O imperador da China e suas concubinas. Variavam em torno de 20, 50, 100 por imperador, que importa o número? Como é que um homem podia dar conta de todas essas mulheres ao longo de sua vida útil? E quando ele desejava uma mais do que as outras? Aquela ali do canto. Sua preferida. Queria estar mais tempo com ela. Possuí-la de maneira especial. É amor? Afinal, todo imperador tem seu dia de Orfeu para resgatar sua Eurídice.
Então ela se tornaria a nova imperatriz, ou a favorita. E se mais tarde viesse a se apaixonar por outra? Sim, porque com tantas mulheres à sua disposição, de repente, ele acaba se apaixonando de novo. Questão considerada irrelevante para a época, visto que ainda hoje todos raciocinam de forma machista: “Com tantas beldades, você acha que ele vai amar alguém?”.
A exemplo do mundo globalizado de hoje, em que basta implicar com um jeito impertinente de falar ou um ser azedo, para se proceder à substituição de parceiros, evidenciando a liberação de costumes a que chegamos para iniciar e terminar relacionamentos. Descarta-se sem pudor.
Todavia, o poder de veto ainda não foi assimilado pelo homem, haja vista os ensandecidos conflitos entre os dois sexos que se generalizaram a partir daí na arena dos relacionamentos. Soltas as amarras, vem se pagando um preço alto pela permissividade. Ao se carregar demais nos temperos, o que era delicioso passou a ser intragável.
O mundo não anda mais, corre acelerado. Você tem de correr atrás. Atrás da terapia breve para resolver o quanto antes seus problemas existenciais. Tranqüilamente pode-se empurrar o louco para fora do hospício porque ele não se sentirá tão diferente dos outros. Em meio à disparada, nos esquecemos dos sentimentos. Dos laços frouxos que estabelecemos. De que abrimos mão de uma amizade de longa data por termos desaprendido a cultivá-la. O pacto nupcial, de sólido ao ar rarefeito. Não se admite opiniões contrárias à sua porque não se pode esperar o tempo necessário para saber “o que eu sinto por você”.
A prática avassaladora da ciranda do amor procria incontáveis relações trânsfugas. Parece que o homem é o centro dessa questão, mas a mulher se insere pouco a pouco. Quase não se conversa a respeito por se tratar de um tabu que ainda sobrevive à revolução sexual. Associar número elevado de parceiros a ser devasso e libertino é do tempo que sexo era tabu e educação sexual era matéria de competência dos pais.

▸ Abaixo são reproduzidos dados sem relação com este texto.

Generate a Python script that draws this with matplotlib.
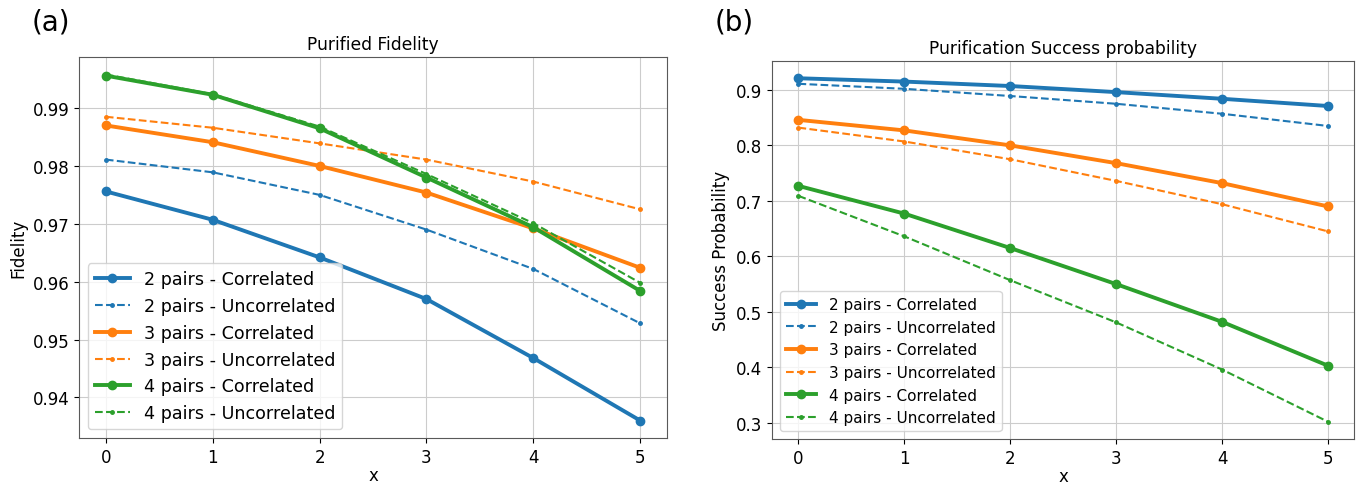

O próprio vocabulário não ajuda muito a esclarecer os novos costumes, visto que, no popular, relação é associada preferencialmente a sexo, enquanto relacionamento mal consegue definir se é namoro, casamento em casas separadas, experiência conjugal, caso, amizade colorida, esposamante, dona flor e seus dois maridos, ou simplesmente ficar. Se uma relação durou três meses e os namorados dormiam juntos duas vezes por semana, era um exercício do direito de liberdade sexual ou já resvalou para a tentativa de construção de um relacionamento?

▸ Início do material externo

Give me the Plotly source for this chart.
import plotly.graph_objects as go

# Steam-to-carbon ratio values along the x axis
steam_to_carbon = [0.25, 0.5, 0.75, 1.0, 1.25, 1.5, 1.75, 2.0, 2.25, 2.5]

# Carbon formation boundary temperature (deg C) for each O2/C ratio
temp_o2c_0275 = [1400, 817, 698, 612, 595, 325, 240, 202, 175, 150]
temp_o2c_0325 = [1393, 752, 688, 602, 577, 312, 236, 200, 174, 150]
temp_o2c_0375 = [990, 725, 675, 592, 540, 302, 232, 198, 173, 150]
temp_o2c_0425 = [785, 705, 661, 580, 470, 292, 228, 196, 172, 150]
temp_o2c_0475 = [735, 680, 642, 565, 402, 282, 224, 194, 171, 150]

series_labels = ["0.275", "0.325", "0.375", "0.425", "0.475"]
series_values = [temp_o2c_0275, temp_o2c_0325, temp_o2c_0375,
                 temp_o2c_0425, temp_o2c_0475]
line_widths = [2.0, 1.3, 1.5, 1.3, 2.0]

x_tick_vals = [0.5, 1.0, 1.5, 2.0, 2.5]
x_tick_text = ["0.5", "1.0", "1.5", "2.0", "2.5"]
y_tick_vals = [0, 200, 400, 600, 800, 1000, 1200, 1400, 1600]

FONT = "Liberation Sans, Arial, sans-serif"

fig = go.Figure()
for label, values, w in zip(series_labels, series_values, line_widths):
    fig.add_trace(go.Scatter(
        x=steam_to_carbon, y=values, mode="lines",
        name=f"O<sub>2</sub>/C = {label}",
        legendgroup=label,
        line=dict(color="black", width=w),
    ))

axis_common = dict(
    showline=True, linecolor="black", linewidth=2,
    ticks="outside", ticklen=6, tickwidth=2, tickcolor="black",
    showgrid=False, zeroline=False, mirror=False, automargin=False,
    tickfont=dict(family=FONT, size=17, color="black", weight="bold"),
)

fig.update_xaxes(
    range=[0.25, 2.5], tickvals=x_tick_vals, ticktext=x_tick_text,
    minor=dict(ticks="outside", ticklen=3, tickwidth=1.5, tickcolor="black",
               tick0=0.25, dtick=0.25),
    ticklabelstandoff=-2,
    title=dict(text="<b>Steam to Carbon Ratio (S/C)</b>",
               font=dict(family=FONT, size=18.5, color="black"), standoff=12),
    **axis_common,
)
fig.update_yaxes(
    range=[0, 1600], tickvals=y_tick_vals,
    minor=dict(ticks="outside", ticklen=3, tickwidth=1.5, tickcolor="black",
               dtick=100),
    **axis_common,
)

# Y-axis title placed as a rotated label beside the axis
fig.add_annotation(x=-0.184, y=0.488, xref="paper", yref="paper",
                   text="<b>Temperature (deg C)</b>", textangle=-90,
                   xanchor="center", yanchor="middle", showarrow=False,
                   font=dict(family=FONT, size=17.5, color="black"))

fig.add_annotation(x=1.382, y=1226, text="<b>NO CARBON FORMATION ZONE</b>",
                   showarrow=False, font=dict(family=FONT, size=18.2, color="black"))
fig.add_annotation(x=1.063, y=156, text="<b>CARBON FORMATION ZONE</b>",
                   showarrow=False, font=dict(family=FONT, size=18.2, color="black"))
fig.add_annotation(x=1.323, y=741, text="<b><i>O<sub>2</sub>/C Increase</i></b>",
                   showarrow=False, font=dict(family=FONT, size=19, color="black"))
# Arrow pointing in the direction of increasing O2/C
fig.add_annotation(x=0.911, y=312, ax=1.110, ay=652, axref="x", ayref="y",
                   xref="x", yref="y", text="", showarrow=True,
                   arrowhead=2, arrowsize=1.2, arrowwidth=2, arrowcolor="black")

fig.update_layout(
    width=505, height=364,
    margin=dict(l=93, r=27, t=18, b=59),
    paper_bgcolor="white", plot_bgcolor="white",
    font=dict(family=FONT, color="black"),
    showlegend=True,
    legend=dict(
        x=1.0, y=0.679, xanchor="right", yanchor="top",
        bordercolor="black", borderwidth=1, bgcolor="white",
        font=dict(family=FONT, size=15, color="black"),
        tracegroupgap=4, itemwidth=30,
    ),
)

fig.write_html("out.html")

Como as convicções sobre o amor estão abaladas, às vezes faz-se necessário investigar se realmente você está interessado no parceiro e se a relação irá vingar. Nessas circunstâncias, você investe o seu afeto e avalia o que vai render dentro de um prazo de modo a não incorrer em perda de tempo. Caso contrário, o contrato estará automaticamente rescindido. A natureza frouxa desse relacionamento implica em que ambas as partes têm permissão para recorrer à infidelidade. A traição perde sua capital importância no resgate de compromissos, sustam-se cobranças no expurgo dos juros de dívidas afetivas.
Qual é o limite da permissividade das infidelidades? A alternância de companheiros deve preponderar sobre a incompatibilidade de gênios? Ou a tolerância deve conduzir à abertura do relacionamento, sem extingui-lo? Imbuído do propósito de apenas recolhê-lo ao estaleiro para reparos, recondicionando o motor para uma nova missão.
A posse e o autoritarismo fecharam impunemente um oceano de relacionamentos desde a criação do mundo, tornando precários os laços de ternura e aumentando a incidência de riscos em busca de um grande amor. A missão é retirar o amor da clandestinidade.